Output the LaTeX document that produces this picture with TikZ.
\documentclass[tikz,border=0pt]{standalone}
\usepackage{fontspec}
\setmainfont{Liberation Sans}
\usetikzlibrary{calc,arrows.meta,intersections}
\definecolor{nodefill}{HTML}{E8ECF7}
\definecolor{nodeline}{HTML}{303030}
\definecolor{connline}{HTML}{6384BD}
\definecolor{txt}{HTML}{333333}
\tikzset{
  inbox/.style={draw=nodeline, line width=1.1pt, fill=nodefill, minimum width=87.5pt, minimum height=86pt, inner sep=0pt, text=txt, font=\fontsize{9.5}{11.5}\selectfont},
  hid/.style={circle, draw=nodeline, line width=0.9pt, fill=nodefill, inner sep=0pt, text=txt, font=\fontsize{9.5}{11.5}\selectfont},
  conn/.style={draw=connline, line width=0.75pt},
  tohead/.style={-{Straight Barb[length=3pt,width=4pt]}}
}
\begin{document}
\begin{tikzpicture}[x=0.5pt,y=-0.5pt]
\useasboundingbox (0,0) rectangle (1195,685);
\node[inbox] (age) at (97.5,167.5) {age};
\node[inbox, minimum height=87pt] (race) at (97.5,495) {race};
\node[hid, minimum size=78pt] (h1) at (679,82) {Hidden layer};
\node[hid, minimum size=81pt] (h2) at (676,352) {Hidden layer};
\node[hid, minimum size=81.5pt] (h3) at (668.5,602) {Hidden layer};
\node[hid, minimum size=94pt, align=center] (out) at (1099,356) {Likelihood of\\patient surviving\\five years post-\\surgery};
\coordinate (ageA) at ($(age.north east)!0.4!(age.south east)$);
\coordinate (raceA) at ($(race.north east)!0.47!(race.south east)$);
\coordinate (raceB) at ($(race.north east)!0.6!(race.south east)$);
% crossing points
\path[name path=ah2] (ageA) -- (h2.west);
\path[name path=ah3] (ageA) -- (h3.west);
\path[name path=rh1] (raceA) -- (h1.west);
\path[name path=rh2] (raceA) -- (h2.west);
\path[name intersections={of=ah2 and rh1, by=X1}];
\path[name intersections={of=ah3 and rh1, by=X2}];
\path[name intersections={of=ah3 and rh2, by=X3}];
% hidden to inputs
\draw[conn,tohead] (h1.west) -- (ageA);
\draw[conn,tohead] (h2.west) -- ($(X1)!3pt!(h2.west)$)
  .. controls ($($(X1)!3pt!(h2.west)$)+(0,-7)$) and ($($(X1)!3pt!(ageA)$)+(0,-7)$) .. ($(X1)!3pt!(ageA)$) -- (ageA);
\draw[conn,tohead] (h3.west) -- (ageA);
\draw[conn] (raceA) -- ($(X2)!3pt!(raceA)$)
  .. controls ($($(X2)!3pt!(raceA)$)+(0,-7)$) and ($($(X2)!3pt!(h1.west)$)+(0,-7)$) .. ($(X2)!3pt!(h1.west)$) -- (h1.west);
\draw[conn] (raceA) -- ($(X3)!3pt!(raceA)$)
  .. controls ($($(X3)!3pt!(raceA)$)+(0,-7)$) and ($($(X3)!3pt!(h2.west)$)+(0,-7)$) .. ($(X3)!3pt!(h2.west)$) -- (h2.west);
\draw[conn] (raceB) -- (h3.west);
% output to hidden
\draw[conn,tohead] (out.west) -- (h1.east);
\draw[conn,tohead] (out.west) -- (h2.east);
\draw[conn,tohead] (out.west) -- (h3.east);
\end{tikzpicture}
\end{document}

※

Task to complete: Reproduce all the data word for word.

Correct answer:
Output the LaTeX document that produces this picture with TikZ.
\documentclass[tikz,border=0pt]{standalone}
\usepackage{fontspec}
\setmainfont{Liberation Sans}
\usetikzlibrary{calc,arrows.meta,intersections}
\definecolor{nodefill}{HTML}{E8ECF7}
\definecolor{nodeline}{HTML}{303030}
\definecolor{connline}{HTML}{6384BD}
\definecolor{txt}{HTML}{333333}
\tikzset{
  inbox/.style={draw=nodeline, line width=1.1pt, fill=nodefill, minimum width=87.5pt, minimum height=86pt, inner sep=0pt, text=txt, font=\fontsize{9.5}{11.5}\selectfont},
  hid/.style={circle, draw=nodeline, line width=0.9pt, fill=nodefill, inner sep=0pt, text=txt, font=\fontsize{9.5}{11.5}\selectfont},
  conn/.style={draw=connline, line width=0.75pt},
  tohead/.style={-{Straight Barb[length=3pt,width=4pt]}}
}
\begin{document}
\begin{tikzpicture}[x=0.5pt,y=-0.5pt]
\useasboundingbox (0,0) rectangle (1195,685);
\node[inbox] (age) at (97.5,167.5) {age};
\node[inbox, minimum height=87pt] (race) at (97.5,495) {race};
\node[hid, minimum size=78pt] (h1) at (679,82) {Hidden layer};
\node[hid, minimum size=81pt] (h2) at (676,352) {Hidden layer};
\node[hid, minimum size=81.5pt] (h3) at (668.5,602) {Hidden layer};
\node[hid, minimum size=94pt, align=center] (out) at (1099,356) {Likelihood of\\patient surviving\\five years post-\\surgery};
\coordinate (ageA) at ($(age.north east)!0.4!(age.south east)$);
\coordinate (raceA) at ($(race.north east)!0.47!(race.south east)$);
\coordinate (raceB) at ($(race.north east)!0.6!(race.south east)$);
% crossing points
\path[name path=ah2] (ageA) -- (h2.west);
\path[name path=ah3] (ageA) -- (h3.west);
\path[name path=rh1] (raceA) -- (h1.west);
\path[name path=rh2] (raceA) -- (h2.west);
\path[name intersections={of=ah2 and rh1, by=X1}];
\path[name intersections={of=ah3 and rh1, by=X2}];
\path[name intersections={of=ah3 and rh2, by=X3}];
% hidden to inputs
\draw[conn,tohead] (h1.west) -- (ageA);
\draw[conn,tohead] (h2.west) -- ($(X1)!3pt!(h2.west)$)
  .. controls ($($(X1)!3pt!(h2.west)$)+(0,-7)$) and ($($(X1)!3pt!(ageA)$)+(0,-7)$) .. ($(X1)!3pt!(ageA)$) -- (ageA);
\draw[conn,tohead] (h3.west) -- (ageA);
\draw[conn] (raceA) -- ($(X2)!3pt!(raceA)$)
  .. controls ($($(X2)!3pt!(raceA)$)+(0,-7)$) and ($($(X2)!3pt!(h1.west)$)+(0,-7)$) .. ($(X2)!3pt!(h1.west)$) -- (h1.west);
\draw[conn] (raceA) -- ($(X3)!3pt!(raceA)$)
  .. controls ($($(X3)!3pt!(raceA)$)+(0,-7)$) and ($($(X3)!3pt!(h2.west)$)+(0,-7)$) .. ($(X3)!3pt!(h2.west)$) -- (h2.west);
\draw[conn] (raceB) -- (h3.west);
% output to hidden
\draw[conn,tohead] (out.west) -- (h1.east);
\draw[conn,tohead] (out.west) -- (h2.east);
\draw[conn,tohead] (out.west) -- (h3.east);
\end{tikzpicture}
\end{document}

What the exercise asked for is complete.